Human biases can influence multiple stages of data management, from collection to interpretation and use. This thesis aims to develop and investigate techniques for mitigating such biases using computational methods. We begin by describing approaches to mitigate the effects of bias in the data collection phase, using tools from natural language processing. We then proceed to develop tools for assessing the robustness of data-driven claims.
In many cases, the data itself encodes human biases, which in turn propagate into the machine learning models trained on it. A prominent example arises in clinical trials, where women have been historically underrepresented. This bias harms the performance of language models and downstream predictions. Rather than erasing gender information, we propose methods that adjust embeddings to reflect underrepresentation while preserving medically meaningful distinctions, thus increasing prediction accuracy for women patients without degrading the accuracy for men patients.

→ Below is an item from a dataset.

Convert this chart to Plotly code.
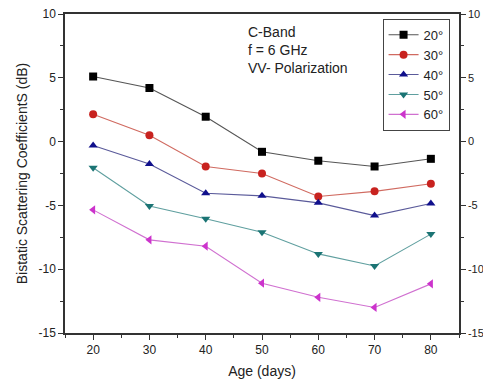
import plotly.graph_objects as go

ages = [20, 30, 40, 50, 60, 70, 80]
s20 = [5.1, 4.2, 1.95, -0.8, -1.5, -1.95, -1.35]
s30 = [2.15, 0.5, -1.95, -2.5, -4.3, -3.9, -3.3]
s40 = [-0.3, -1.75, -4.05, -4.25, -4.8, -5.8, -4.85]
s50 = [-2.05, -5.05, -6.05, -7.1, -8.8, -9.75, -7.25]
s60 = [-5.35, -7.7, -8.2, -11.1, -12.2, -13.0, -11.15]
names = ["20°", "30°", "40°", "50°", "60°"]
yticks = [10, 5, 0, -5, -10, -15]
xticks = [20, 30, 40, 50, 60, 70, 80]

series = [s20, s30, s40, s50, s60]
symbols = ["square", "circle", "triangle-up", "triangle-down", "triangle-left"]
mcolors = ["#000000", "#c8221f", "#10108c", "#1b7474", "#cc33cc"]
lcolors = ["#555555", "#d06a60", "#5a5a9a", "#5f9f9f", "#d070d0"]

fig = go.Figure()
for s, n, sym, mc, lc in zip(series, names, symbols, mcolors, lcolors):
    fig.add_trace(go.Scatter(
        x=ages, y=s, name=n, mode="lines+markers",
        line=dict(color=lc, width=1.1),
        marker=dict(symbol=sym, color=mc, size=8, line=dict(width=0)),
    ))
# invisible trace for right axis
fig.add_trace(go.Scatter(x=[ages[0]], y=[0], yaxis="y2", showlegend=False,
                         mode="markers", marker=dict(opacity=0), hoverinfo="skip"))

font = dict(family="Liberation Sans, Arial, sans-serif", color="#222222")
fig.update_layout(
    width=483, height=385,
    margin=dict(l=65, r=24, t=14, b=52, autoexpand=False),
    paper_bgcolor="white", plot_bgcolor="white",
    font=dict(**font, size=12),
    showlegend=True,
    legend=dict(x=0.806, y=0.985, xanchor="left", yanchor="top",
                bordercolor="#444444", borderwidth=1, bgcolor="white",
                font=dict(**font, size=13), tracegroupgap=0,
                itemwidth=30),
    xaxis=dict(range=[15, 85], tickvals=xticks, ticktext=[str(v) for v in xticks],
               automargin=False,
               showline=True, linecolor="#333333", linewidth=1.5, mirror=True,
               ticks="outside", ticklen=5, tickcolor="#333333",
               minor=dict(dtick=5, ticklen=3, ticks="outside", tickcolor="#333333"),
               showgrid=False, zeroline=False,
               title=dict(text="Age (days)", font=dict(**font, size=14), standoff=10),
               tickfont=dict(**font, size=12)),
    yaxis=dict(range=[-15, 10], tickvals=yticks, ticktext=[str(v) for v in yticks],
               automargin=False,
               showline=True, linecolor="#333333", linewidth=1.5,
               ticks="outside", ticklen=5, tickcolor="#333333",
               minor=dict(dtick=2.5, ticklen=3, ticks="outside", tickcolor="#333333"),
               showgrid=False, zeroline=False,
               title=dict(text="Bistatic Scattering CoefficientS (dB)",
                          font=dict(**font, size=14), standoff=8),
               tickfont=dict(**font, size=12)),
    yaxis2=dict(range=[-15, 10], tickvals=yticks, ticktext=[str(v) for v in yticks],
                overlaying="y", side="right", automargin=False,
                showline=True, linecolor="#333333", linewidth=1.5,
                ticks="outside", ticklen=5, tickcolor="#333333",
                minor=dict(dtick=2.5, ticklen=3, ticks="outside", tickcolor="#333333"),
                showgrid=False, zeroline=False,
                tickfont=dict(**font, size=11)),
    annotations=[dict(text="C-Band<br>f = 6 GHz<br>VV- Polarization",
                      xref="paper", yref="paper", x=0.46, y=0.975,
                      xanchor="left", yanchor="top", align="left", showarrow=False,
                      font=dict(**font, size=14))],
)
fig.write_html("out.html")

Even when the underlying data is not inherently biased, it can still be selectively interpreted to support predetermined conclusions - a phenomenon known as cherry-picking. To inspect the robustness of claims based on a database, we propose two complementary methods. The first is a schema-based approach: given a claim and a database, we identify natural views or subpopulations of the database where the claim holds. The naturalness and the number of supporting views for the claim and its opposite can help the user assess the correctness of the claim. The second method is data-driven: we quantify and explain the deviation of a dataset from an expected monotonic trend (such as salaries increasing with education) by finding a minimal repair: the smallest possible set of tuples whose removal restores the expected trend.